A wide range of business, scientific, law enforcement, manufacturing, and production applications require the ability to measure and collect data and imagery in remote locations. This data supports specific operational requirements such as site security and surveillance, opening gates, measuring water or electricity levels of temperatures, as well as management reporting functions (trend information).
Remote sensing has the potential to be used in an even wider range of such applications as the value of information becomes more valuable to many industries and business areas. A limiting factor in unlocking this potential is the cost and complexity of the systems and processes required to implement remote sensing capabilities and applications. Remote sensing applications can be in fixed positions or mobile.
Remote sensing applications are diverse and extensive. Some of the applications include: water treatment, electrical power distribution and generation, oil and gas drilling and production, water management, motor racing, transportation, surveillance, military applications, environmental monitoring, scientific research, telemedicine, fishery and wildlife management and research, retail, law enforcement, energy management, testing, manufacturing, and facility and infrastructure management (e.g., bridges, tunnels and healthcare).

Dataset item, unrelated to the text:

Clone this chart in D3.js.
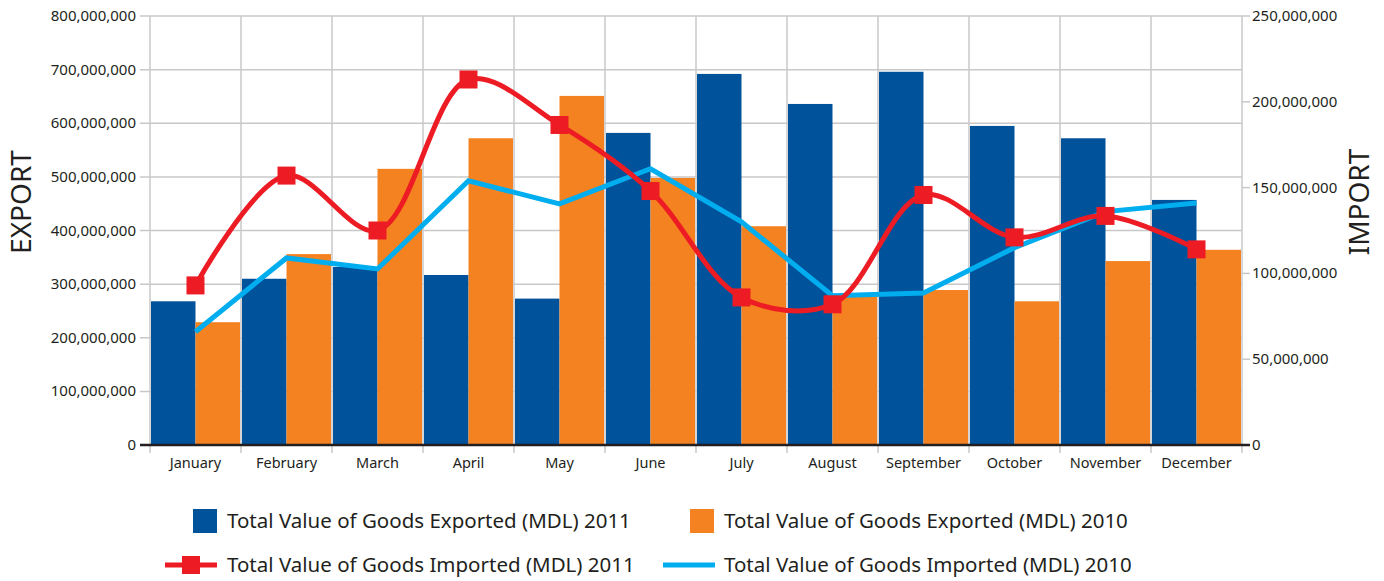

There is also a need and value in having remote still and video data for such functions as situational awareness, surveillance and security, alarm verification, documentation, and troubleshooting at the remote location.
Traditional remote measurement and sensing applications involve analog signals (e.g., thermistors to sense temperature) as well as digital signals (contact closures, relay outputs). Hardware for remote monitoring systems is generally purpose-designed around an embedded microprocessor, memory, modems, and IO. Modems and IO are often designed as modules in order to support configurations for different applications.

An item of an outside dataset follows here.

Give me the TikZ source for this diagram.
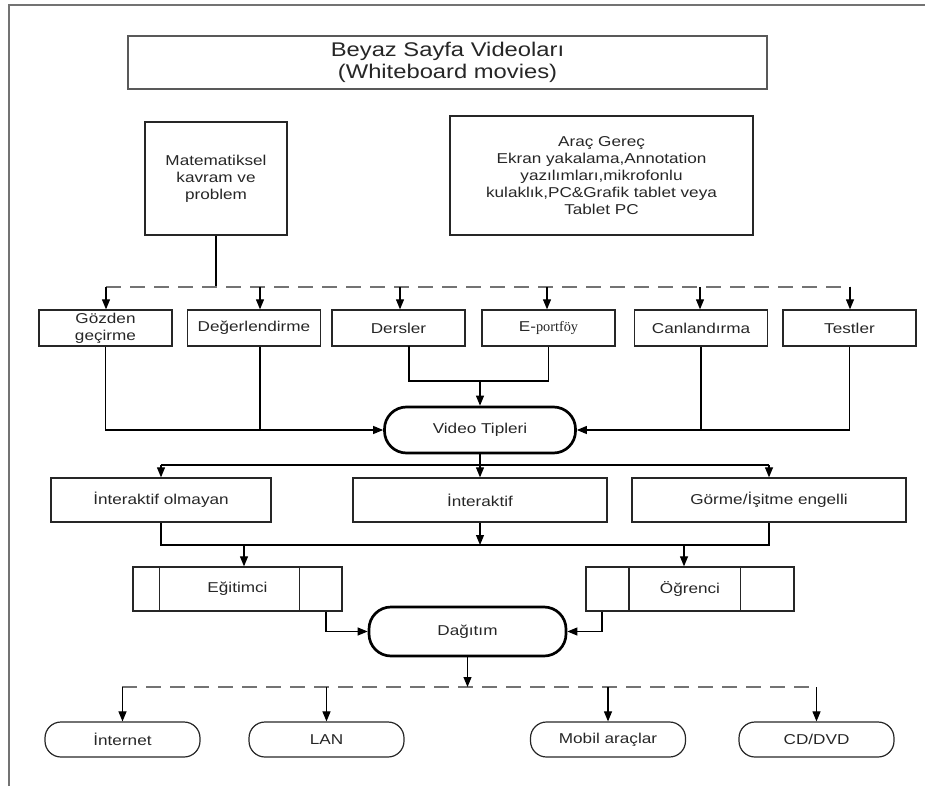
\documentclass[tikz,border=0pt]{standalone}
\usepackage{fontspec}
\setmainfont{Liberation Sans}[FakeStretch=1.2]
\newfontfamily\portfont{Liberation Serif}
\usetikzlibrary{arrows.meta}

\begin{document}
\begin{tikzpicture}[x=1pt,y=-1pt,
  font=\fontsize{14.3}{17}\selectfont,
  kutu/.style={draw=black!85, line width=1.3pt, rectangle, align=center, inner sep=1pt, text=black!85},
  kalin/.style={draw=black, line width=2.7pt, rectangle, rounded corners=22pt, align=center, text=black!85},
  uc/.style={draw=black!85, line width=1.2pt, rectangle, rounded corners=16pt, align=center, text=black!85},
  ok/.style={-{Triangle[length=10pt,width=8pt]}, line width=1.1pt},
  cizgi/.style={line width=1.1pt},
  kesik/.style={draw=black!55, line width=2pt, dash pattern=on 15pt off 9pt}]

\useasboundingbox (0,0) rectangle (925,786);

\def\ustY{287}
\def\altY{687}

% frame
\draw[draw=black!55, line width=2.5pt] (9,786) -- (9,5) -- (925,5);

% top
\node[kutu, draw=black!65, minimum width=639pt, minimum height=53pt,
      font=\fontsize{19.8}{22}\selectfont] (baslik) at (447.5,62.5)
      {Beyaz Sayfa Videoları\\(Whiteboard movies)};
\node[kutu, minimum width=142pt, minimum height=113pt] (mat) at (216,178.5)
      {Matematiksel\\kavram ve\\problem};
\node[kutu, minimum width=303pt, minimum height=119pt] (arac) at (601.5,175.5)
      {Araç Gereç\\Ekran yakalama,Annotation\\yazılımları,mikrofonlu\\kulaklık,PC\&Grafik tablet veya\\Tablet PC};

\coordinate (ust1) at (106,\ustY);
\coordinate (ust2) at (850,\ustY);
\draw[cizgi] (mat.south) -- (mat.south |- ust1);
\draw[kesik] (ust1) -- (ust2);

% row of video kinds
\foreach \nm/\xc/\txt in {gozden/105.5/{Gözden\\geçirme}, degerl/254/Değerlendirme,
    dersler/398.5/Dersler, eport/548.5/{E-{\portfont portföy}},
    canl/701/Canlandırma, testler/849.5/Testler}
  \node[kutu, minimum width=133pt, minimum height=36pt] (\nm) at (\xc,328) {\txt};

\foreach \xa/\nm in {106/gozden, 260/degerl, 400/dersler, 547/eport, 700/canl, 850/testler}
  \draw[ok] (\xa,\ustY) -- (\xa,0 |- \nm.north);

% video tipleri
\node[kalin, minimum width=191pt, minimum height=46pt] (vt) at (480,430) {Video Tipleri};

\draw[ok] (gozden.south) |- (vt.west);
\draw[cizgi] (260,0 |- degerl.south) -- (260,0 |- vt.west);
\coordinate (ds) at (409,346);
\draw[cizgi] (ds) -- ++(0,35) -| (eport.south);
\draw[ok] (vt.north |- 0,381) -- (vt.north);
\draw[cizgi] (canl.south) -- (canl.south |- vt.east);
\draw[ok] (testler.south) |- (vt.east);

% interaktif row
\node[kutu, minimum width=220pt, minimum height=44pt] (inter0) at (161,500) {İnteraktif olmayan};
\node[kutu, minimum width=254pt, minimum height=44pt] (inter) at (480,500) {İnteraktif};
\node[kutu, minimum width=274pt, minimum height=44pt] (gorme) at (769,500) {Görme/İşitme engelli};

\draw[cizgi] (vt.south) -- (vt.south |- 0,465);
\draw[cizgi] (inter0.north |- 0,465) -- (gorme.north |- 0,465);
\foreach \nm in {inter0, inter, gorme}
  \draw[ok] (\nm.north |- 0,465) -- (\nm.north);

\draw[cizgi] (inter0.south) |- (gorme.south |- 0,545) -- (gorme.south);
\draw[ok] (inter.south) -- (inter.south |- 0,545);

% egitimci / ogrenci
\node[kutu, minimum width=209pt, minimum height=44pt] (egit) at (237.5,589) {Eğitimci};
\node[kutu, minimum width=208pt, minimum height=44pt] (ogr) at (690,589) {Öğrenci};
\draw[kutu] ([xshift=27pt]egit.north west) -- ([xshift=27pt]egit.south west);
\draw[kutu] ([xshift=-43pt]egit.north east) -- ([xshift=-43pt]egit.south east);
\draw[kutu] ([xshift=43.5pt]ogr.north west) -- ([xshift=43.5pt]ogr.south west);
\draw[kutu] ([xshift=-54.5pt]ogr.north east) -- ([xshift=-54.5pt]ogr.south east);

\draw[ok] (244,545) -- (244,0 |- egit.north);
\draw[ok] (684,545) -- (684,0 |- ogr.north);

% dagitim
\node[kalin, minimum width=197pt, minimum height=49pt] (dag) at (467.5,631.5) {Dağıtım};
\draw[ok] (326,0 |- egit.south) |- (dag.west);
\draw[ok] (602,0 |- ogr.south) |- (dag.east);

\coordinate (alt1) at (122,\altY);
\coordinate (alt2) at (817,\altY);
\draw[kesik] (alt1) -- (alt2);
\draw[ok] (dag.south) -- (dag.south |- alt1);

% ways of delivery
\foreach \nm/\xc/\txt in {internet/122.5/İnternet, lan/326.5/LAN,
    mobil/608/Mobil araçlar, cddvd/816.5/{CD/DVD}}
  \node[uc, minimum width=155pt, minimum height=35pt] (\nm) at (\xc,739.5) {\txt};

\foreach \nm in {internet, lan, mobil, cddvd}
  \draw[ok] (\nm.north |- alt1) -- (\nm.north);

\end{tikzpicture}
\end{document}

Most remote sensing applications have a requirement to operate standalone; without outside power. This is often done by solar power panels, or, increasingly, various means of energy harvesting. Remote sensing systems must be able to operate 24 hours per day, seven days per week when there is no sun, and in the case of power interruptions. Total power consumption then is a key design variable and contributes substantially to size, cost, and installation efforts. Smartphone platforms are designed for extremely low standby power consumption—often 1-2 orders of magnitude lower than traditional remote monitoring hardware.
Typical camera systems deployed for security or surveillance in outdoor settings employ motion detectors to control alarming functions, as well as the amount of video stored or transmitted. Such systems also typically employ illumination systems to enable image capture at night. Current state-of-the-art technology is a single node which integrates a camera, single or multi-sensor PIR for motion detection, and one or more illumination elements. The fields of view of the camera, passive infrared receivers (PIR), and illumination elements are designed to coincide.

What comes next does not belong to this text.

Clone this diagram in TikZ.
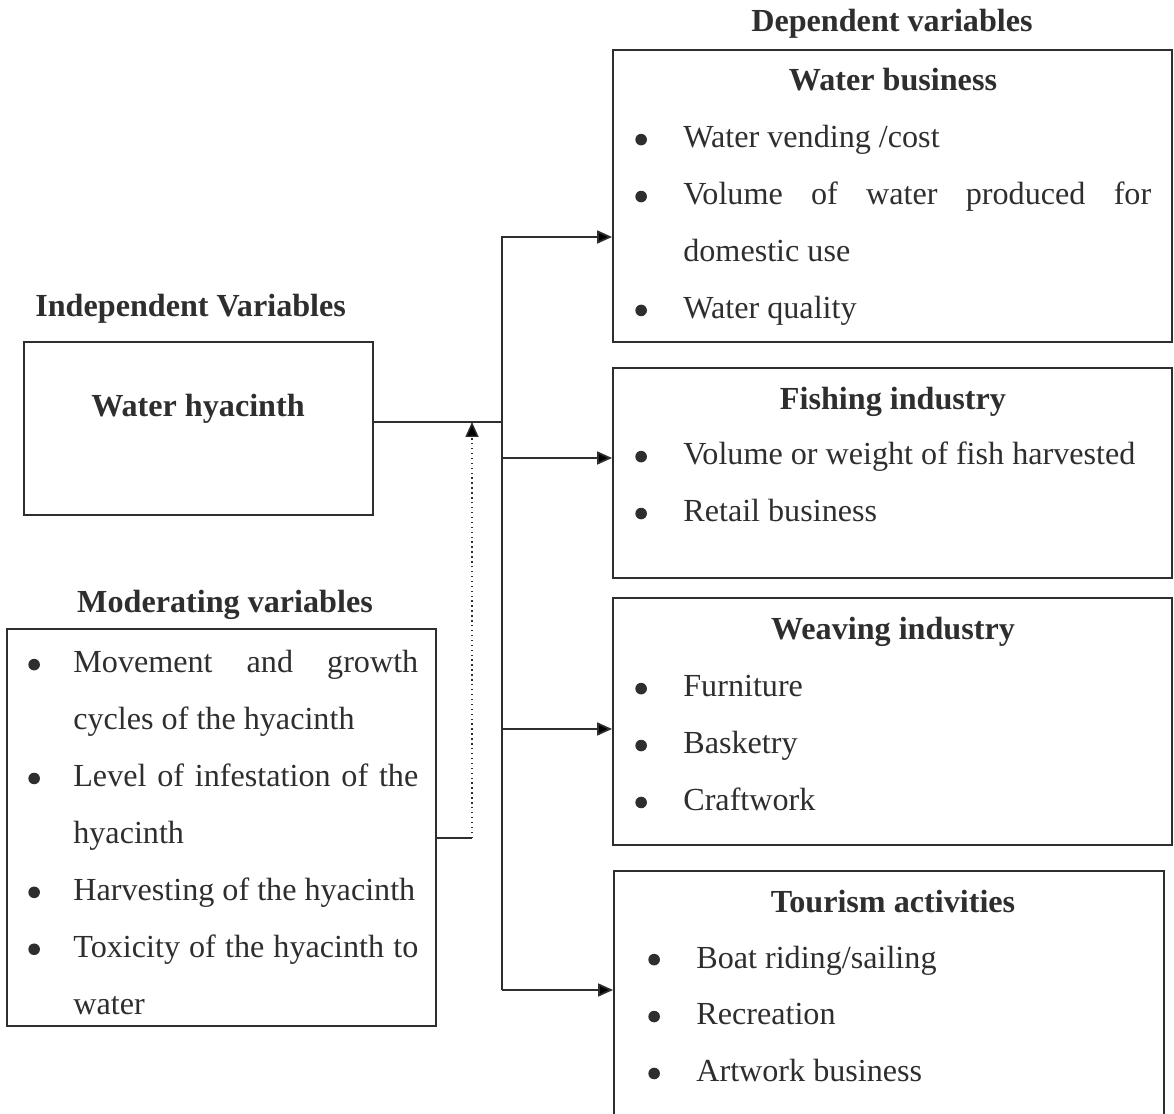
\documentclass[tikz,border=0pt]{standalone}
\usepackage{fontspec}
\setmainfont{Liberation Serif}
\usetikzlibrary{arrows.meta, positioning, fit}
\definecolor{ink}{HTML}{2E2E2E}
\newlength{\bhang}
\newcommand{\bdot}{\tikz[baseline=0pt]\fill[ink] (0.2em,0.26em) circle (0.18em);}
\newcommand{\bitem}[1]{\noindent\hangindent=\bhang\hangafter=1\makebox[\bhang][l]{\bdot}#1\par}
\newcommand{\bodysize}{\fontsize{18.3pt}{32.4pt}\selectfont}

\tikzset{
  box/.style={draw=ink, line width=1.1pt, inner sep=0pt},
  head/.style={font=\bodysize\bfseries, text=ink, inner sep=0pt},
  items/.style={text=ink, inner sep=0pt, anchor=base west, align=justify,
    text width=#1, font=\bodysize,
    execute at begin node={\parskip=0pt\hyphenpenalty=10000}},
  bhang/.code={\setlength{\bhang}{#1}},
  conn/.style={draw=ink, line width=1pt},
  arr/.style={conn, -{Triangle[length=8.5pt, width=7.4pt]}},
  dotarr/.style={draw=ink, line width=0.8pt, dotted, -{Triangle[length=8.5pt, width=7.4pt]}}
}

\begin{document}
\begin{tikzpicture}[x=0.02cm, y=-0.02cm]
  \clip (0,0) rectangle (1174,1114);

  % Independent side
  \node[head, anchor=base west] (indep) at (35,317) {Independent Variables};
  \node[box, fit={(24,342) (373,515)}] (hyac) {};
  \node[head, anchor=base] (hyactxt) at (198,417) {Water hyacinth};

  % Moderating side
  \node[head, anchor=base] (modhead) at (225,613) {Moderating variables};
  \node[box, fit={(7,629) (436,1026)}] (modbox) {};
  \node[items=7.8cm, bhang=0.9cm] (modlist) at (28,673) {%
    \bitem{Movement and growth\linebreak cycles of the hyacinth}%
    \bitem{Level of infestation of the\linebreak hyacinth}%
    \bitem{Harvesting of the hyacinth}%
    \bitem{Toxicity of the hyacinth to\linebreak water}};

  % Dependent side
  \node[head, anchor=base] (dephead) at (892,32) {Dependent variables};

  \node[box, fit={(613,50) (1172,342)}] (water) {};
  \node[head, anchor=base] (watertxt) at (893,91) {Water business};
  \node[items=10.32cm, bhang=0.96cm] (waterlist) at (635,148) {%
    \bitem{Water vending /cost}%
    \bitem{Volume of water produced for\linebreak domestic use}%
    \bitem{Water quality}};

  \node[box, fit={(613,368) (1172,578)}] (fish) {};
  \node[head, anchor=base] (fishtxt) at (893,410) {Fishing industry};
  \node[items=10.32cm, bhang=0.96cm] (fishlist) at (635,465) {%
    \bitem{Volume or weight of fish harvested}%
    \bitem{Retail business}};

  \node[box, fit={(613,598) (1172,845)}] (weave) {};
  \node[head, anchor=base] (weavetxt) at (893,640) {Weaving industry};
  \node[items=10.32cm, bhang=0.96cm] (weavelist) at (635,697) {%
    \bitem{Furniture}%
    \bitem{Basketry}%
    \bitem{Craftwork}};

  \node[box, fit={(614,871) (1164,1140)}] (tour) {};
  \node[head, anchor=base] (tourtxt) at (893,912) {Tourism activities};
  \node[items=9cm, bhang=0.96cm] (tourlist) at (648,968) {%
    \bitem{Boat riding/sailing}%
    \bitem{Recreation}%
    \bitem{Artwork business}};

  % connectors
  \coordinate (join) at (502,422);
  \coordinate (ttop) at (502,237);
  \coordinate (tfish) at (502,458);
  \coordinate (tweave) at (502,729);
  \coordinate (ttour) at (502,990);
  \coordinate (dot) at (472,838);
  \draw[conn] (hyac.east |- join) -- (join);
  \draw[arr] (ttour) -- (ttop) -- (ttop -| water.west);
  \foreach \b in {fish,weave,tour}
    \draw[arr] (t\b) -- (t\b -| \b.west);
  \draw[conn] (modbox.east |- dot) -- (dot);
  \draw[dotarr] (dot) -- (dot |- join);
\end{tikzpicture}
\end{document}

There are a number of technologies for motion detection, with the most common being passive infrared receivers. Costs of perimeter surveillance systems are driven by the costs of the total number of cameras that must be deployed to cover a given area. In turn, the coverage capability of a given motion detection and illumination camera system is typically governed by the range capabilities of the motion detection and illumination components.
The overall coverage range of a given camera system has also been limited by the camera capabilities such as pixel count. As camera pixel counts have improved dramatically, the design of more cost effective perimeter surveillance systems remains limited by the reach of the motion detection and illumination components.
An improved perimeter security and surveillance solution would include an ability to detect motion over a large area at low cost, an ability to provide illumination for night imaging over a large area at low cost, and limited power requirements for both motion detection and illumination, in order to simplify cost of deployment and installation.
A system with these properties would provide a significant improvement in the price/performance capabilities of perimeter security systems by reducing the total number of cameras required to cover a given area of interest. The low power and wireless aspects provide additional improvements by lowering the total system cost by simplifying installation and maintenance of the system.